Its purpose? To destroy the oil-and-gas economy and replace it with other sources of energy, nearly all of which are still in development.
“So we’re making progress, but the only way to really break this cycle of spiking gas prices, the only way to break that cycle for good is to shift our cars entirely — our cars and trucks — off oil,” he said.
Crediting “a coalition that includes retired generals and admirals and leading CEOs” with the idea, Obama proposed the fund as an alternative way of subsidizing green projects — one that perhaps might anger the public less than the series of tax-funded venture capital green energy debacles during his Administration.
But why dwell on the past? Obama maintains that green energy is an idea whose time has come, if only it can develop a production and supply infrastructure to rival that of oil and gas.
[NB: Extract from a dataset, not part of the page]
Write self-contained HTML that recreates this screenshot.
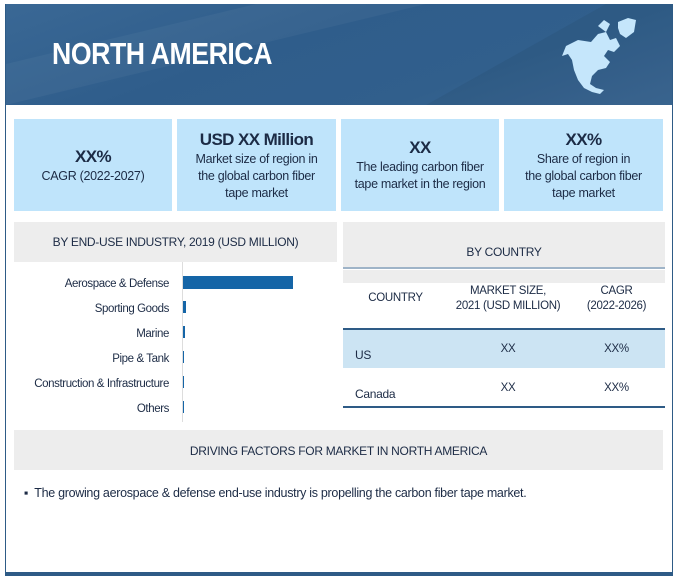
<!DOCTYPE html>
<html><head><meta charset="utf-8">
<style>
*{box-sizing:border-box;margin:0;padding:0}
body{width:677px;height:581px;background:#fff;font-family:"Liberation Sans Narrow","Liberation Sans",sans-serif;color:#1c2b45;position:relative;overflow:hidden;letter-spacing:-0.3px}
.abs{position:absolute}
.frame{left:5px;top:4px;width:668px;height:572px;border:1px solid #2e5b86;border-bottom:4px solid #2e5b86}
.header{left:6px;top:4px;width:666px;height:101px;background:linear-gradient(160deg,#3a6895 0%,#2f5d8b 40%,#315f8c 70%,#3d6a96 100%);overflow:hidden}
.title{left:52px;top:36px;color:#fff;font-weight:bold;font-size:31px;letter-spacing:-0.5px;transform:scaleX(0.86);transform-origin:left}
.box{top:119px;height:92px;background:#bfe4fb;text-align:center;display:flex;flex-direction:column;justify-content:center;font-size:12.5px;line-height:17px;color:#1c2b45}
.box b{font-size:17px;line-height:22px;font-weight:bold;letter-spacing:-0.6px}
.gray{background:#ededed}
.th{font-size:11.5px;text-align:center;line-height:15px}
</style></head><body>
<div class="abs frame"></div>
<div class="abs header">
<svg width="666" height="101" style="position:absolute;left:0;top:0">
<polygon points="0,60 250,0 420,0 0,101" fill="#fff" opacity="0.04"/>
<polygon points="420,101 600,0 666,0 666,101" fill="#000" opacity="0.05"/>
<g fill="#c5e6fb">
<polygon points="560,42 572,36 585,38 592,30 600,28 604,36 610,34 614,42 608,48 602,46 598,52 604,58 600,64 592,66 586,72 584,80 590,84 598,86 594,90 586,88 578,84 572,76 568,66 566,56 562,50 556,52"/>
<polygon points="592,22 598,16 604,20 600,28"/>
<polygon points="612,18 622,14 630,16 628,28 620,34 614,30 612,24"/>
</g>
</svg>
</div>
<div class="abs title">NORTH AMERICA</div>

<div class="abs box" style="left:14px;width:158px"><b>XX%</b>CAGR (2022-2027)</div>
<div class="abs box" style="left:177px;width:159px"><b>USD XX Million</b>Market size of region in<br>the global carbon fiber<br>tape market</div>
<div class="abs box" style="left:341px;width:158px"><b>XX</b>The leading carbon fiber<br>tape market in the region</div>
<div class="abs box" style="left:504px;width:159px"><b>XX%</b>Share of region in<br>the global carbon fiber<br>tape market</div>

<div class="abs gray" style="left:14px;top:222px;width:323px;height:40px;font-size:12px;text-align:center;line-height:40px">BY END-USE INDUSTRY, 2019 (USD MILLION)</div>
<svg class="abs" id="chart" style="left:0;top:262px" width="340" height="160"></svg>

<div class="abs gray" style="left:343px;top:222px;width:322px;height:45px;font-size:12px;text-align:center;line-height:60px">BY COUNTRY</div>
<div class="abs" style="left:343px;top:267px;width:322px;height:2px;background:#9fb4c8"></div>
<div class="abs gray" style="left:343px;top:270px;width:322px;height:13px"></div>
<div class="abs th" style="left:343px;top:291px;width:105px">COUNTRY</div>
<div class="abs th" style="left:448px;top:284px;width:120px">MARKET SIZE,<br>2021 (USD MILLION)</div>
<div class="abs th" style="left:568px;top:284px;width:97px">CAGR<br>(2022-2026)</div>
<div class="abs" style="left:343px;top:328px;width:322px;height:2px;background:#2e5b86"></div>
<div class="abs" style="left:343px;top:330px;width:322px;height:38px;background:#cce4f3"></div>
<div class="abs" style="left:355px;top:348px;font-size:12px">US</div>
<div class="abs th" style="left:448px;top:342px;width:120px">XX</div>
<div class="abs th" style="left:568px;top:342px;width:97px">XX%</div>
<div class="abs" style="left:355px;top:387px;font-size:12px">Canada</div>
<div class="abs th" style="left:448px;top:381px;width:120px">XX</div>
<div class="abs th" style="left:568px;top:381px;width:97px">XX%</div>
<div class="abs" style="left:343px;top:406px;width:322px;height:2px;background:#2e5b86"></div>

<div class="abs gray" style="left:14px;top:430px;width:649px;height:40px;font-size:12px;text-align:center;line-height:42px">DRIVING FACTORS FOR MARKET IN NORTH AMERICA</div>
<div class="abs" style="left:24px;top:486px;font-size:12.5px">▪&nbsp; The growing aerospace &amp; defense end-use industry is propelling the carbon fiber tape market.</div>

<script>
const categories=["Aerospace & Defense","Sporting Goods","Marine","Pipe & Tank","Construction & Infrastructure","Others"];
const values=[110,3,2,1,1,1];
const svg=document.getElementById('chart');
const NS='http://www.w3.org/2000/svg';
const x0=183, xScale=v=>v*1.0, rowH=25, top0=8;
const y=i=>top0+i*rowH;
const ax=document.createElementNS(NS,'line');
ax.setAttribute('x1',x0-0.5);ax.setAttribute('x2',x0-0.5);ax.setAttribute('y1',0);ax.setAttribute('y2',160);
ax.setAttribute('stroke','#ddd');


svg.appendChild(ax);
categories.forEach((c,i)=>{
  const t=document.createElementNS(NS,'text');
  t.setAttribute('x',169);t.setAttribute('y',y(i)+17);t.setAttribute('text-anchor','end');
  t.setAttribute('font-size','11.5');t.setAttribute('fill','#1c2b45');t.setAttribute('letter-spacing','-0.4');
  t.setAttribute('font-family','"Liberation Sans Narrow","Liberation Sans",sans-serif');
  t.textContent=c;
  
  
  svg.appendChild(t);
  const r=document.createElementNS(NS,'rect');
  r.setAttribute('x',x0);r.setAttribute('y',y(i)+6);
  r.setAttribute('width',Math.max(1,xScale(values[i])));r.setAttribute('height',i==0?13:12);
  r.setAttribute('fill','#1565a7');
  
  
  svg.appendChild(r);
});
</script>
</body></html>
And since the marketplace often rejects green projects for one reason or another (or several), it’s the job of government to shoulder the economic risk.
[A]nd, by the way, the private sector on its own will not invest in this research because it’s too expensive. It’s too risky. They can’t afford it in terms of their bottom lines.
So we’ve got to support it. And we’ll all benefit from it, and our kids will benefit from it, and our grandkids will benefit from it. That’s who we are. That’s been the American story.
Wait, what? The executive branch forcing citizens to support venture capital (without giving us so much as a prospectus) is the American story?
Late last year, The Heritage Foundation compiled a “Green Graveyard,” a list of 19 companies that have declared — or were in the process of declaring — bankruptcy since receiving a combined $2.6 billion in government loans and “taxpayer-funded handouts” as part of Obama’s stimulus package. The list, it cautioned, will likely continue to grow.